Uber recently secured a win against TFL (Transport for London) following a lengthy court battle. This case dates back to 2017, when TFL refused to grant Uber a licence to continue operating in the capital, due to a ‘lack of corporate responsibility in its approach to reporting serious criminal offences’ it says.
In June 2018, the decision was reversed on appeal, granting Uber a further 15 months to continue operating. Despite this, on November 2019, TFL once again refused to renew Uber’s licence to operate, this time citing further safety issues, more focused on driver identification.
This decision on 28th September 2020 was reversed by Deputy Chief Magistrate Tanweer Ikram, who said in his judgment that Uber was “doing what a reasonable business in their sector could be expected to do” and that they were “fit and proper” to continue operating. Before the decision was handed down, Uber made several changes to the way it deals with safety and security, by freezing accounts of drivers who hadn’t made trips for extended periods of time. They also introduced real-time ID verification for its drivers as well as a ‘Programme Zero’, which is aimed at preventing drivers from breaching licence conditions.
The decision to grant Uber a license renewal is evidence in itself that it has made necessary improvements to continue operating in London. Furthermore, with up to 45,000 drivers working through Uber, it is not a force to be reckoned with, and any decisions to ban would not be taken lightly.
Despite the improvements, the decision to allow it to continue operating has drawn a polarised response. The Licensed Taxi Driver Association was disappointed in the decision, stating that Uber was simply “too big to regulate” and that they have “demonstrated time after time that it cannot be trusted with the safety of Londoners”.

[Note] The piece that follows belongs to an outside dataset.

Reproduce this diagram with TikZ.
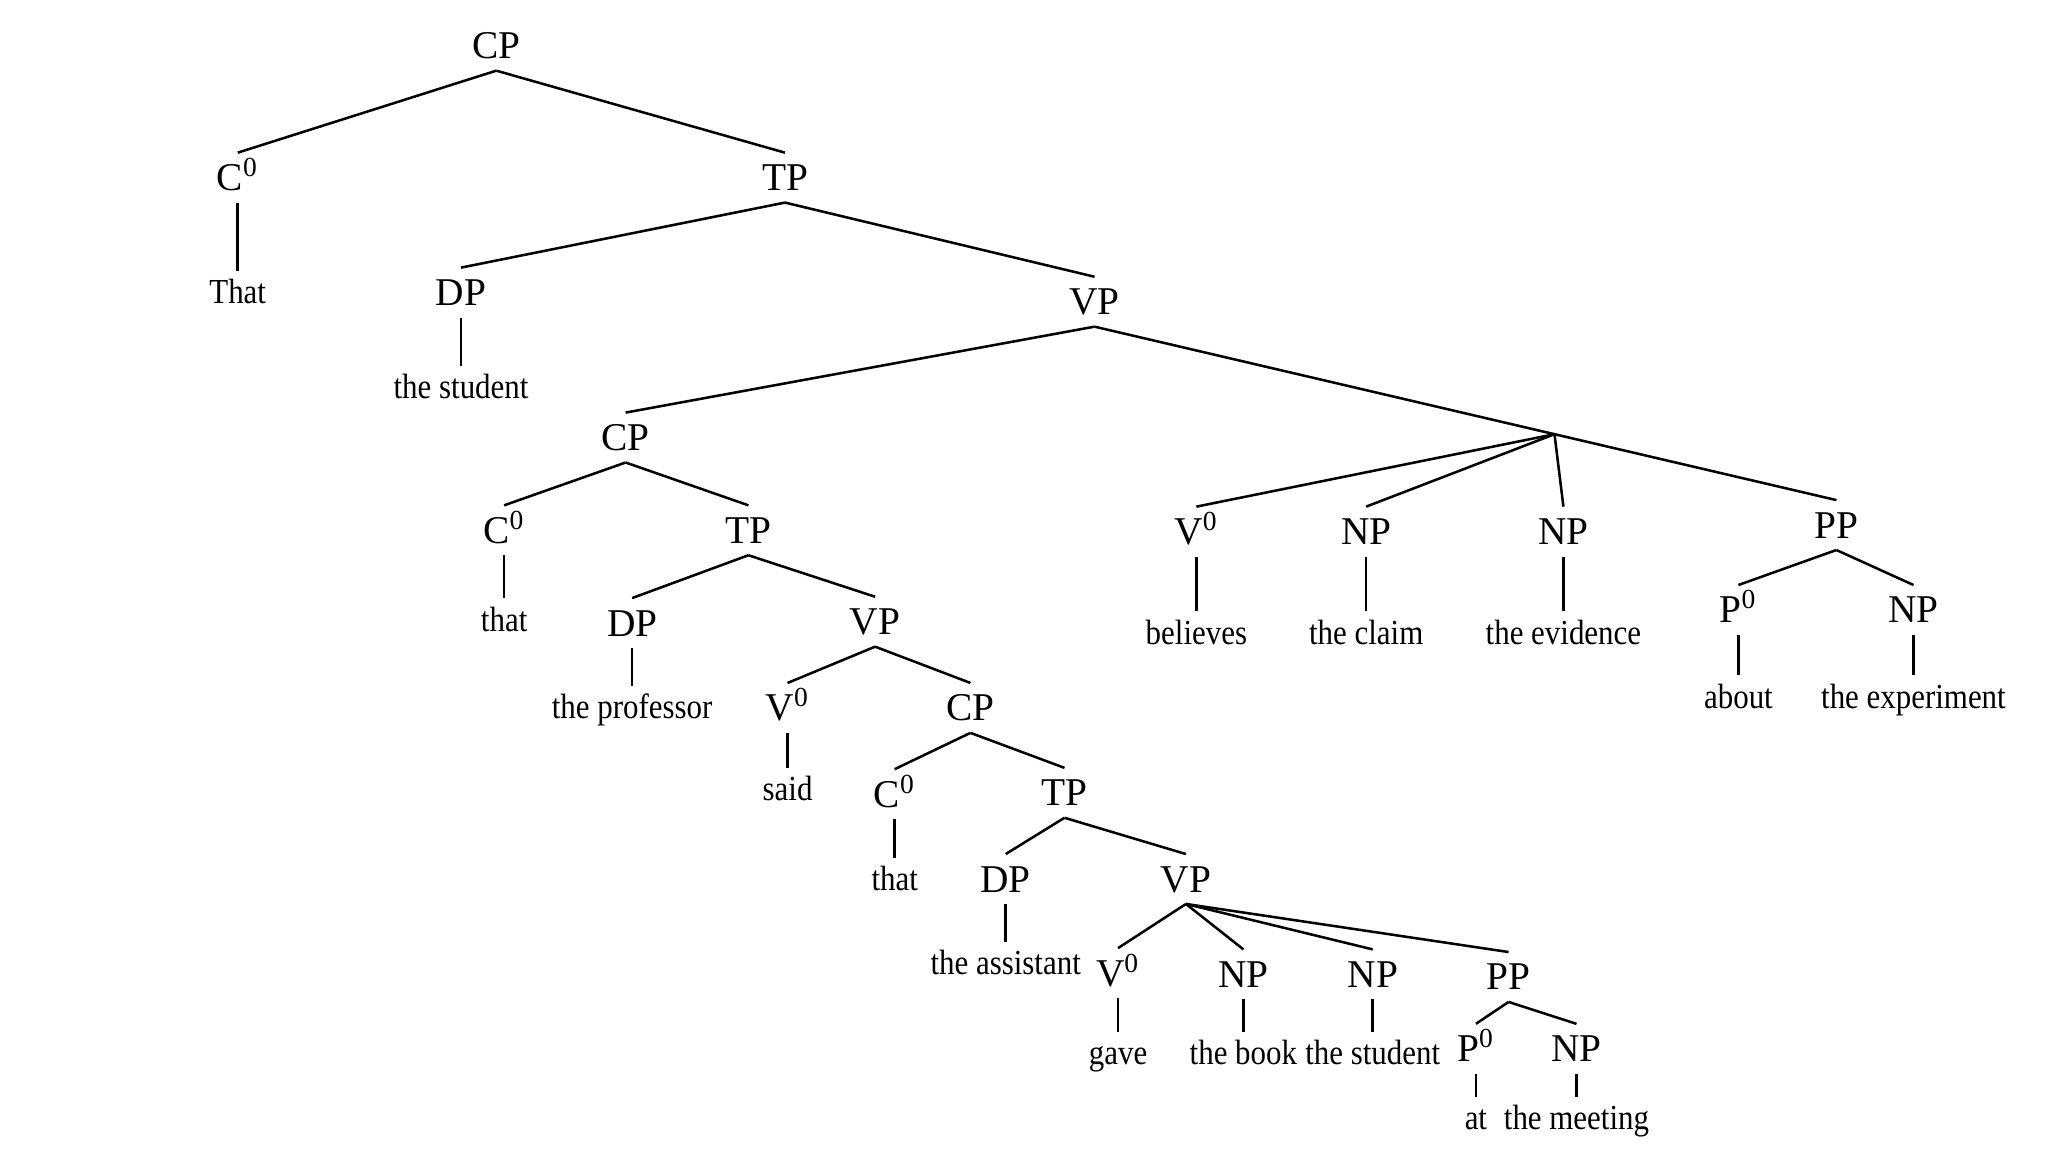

Furthermore, when TFL refused to renew Uber’s licence, Sadiq Khan weighed in, stating that the decision at the time was “absolutely right” but now acknowledged that sufficient “improvements” had been made in order to allow Uber to continue operating. He further added that the extension meant that the regulator, TFL, would now be keeping a close eye on Uber, and action will be taken swiftly if it does not uphold its responsibilities.
Even though Uber managed to secure an 18-month extension to its licence, it is a far cry from the original 5-year extension it had originally applied for back in 2017. It could be an indication that despite the improvements, Uber still has a long way to go before it can truly secure its future in the capital.
This article is intended for guidance only and must not be relied upon for specific advice.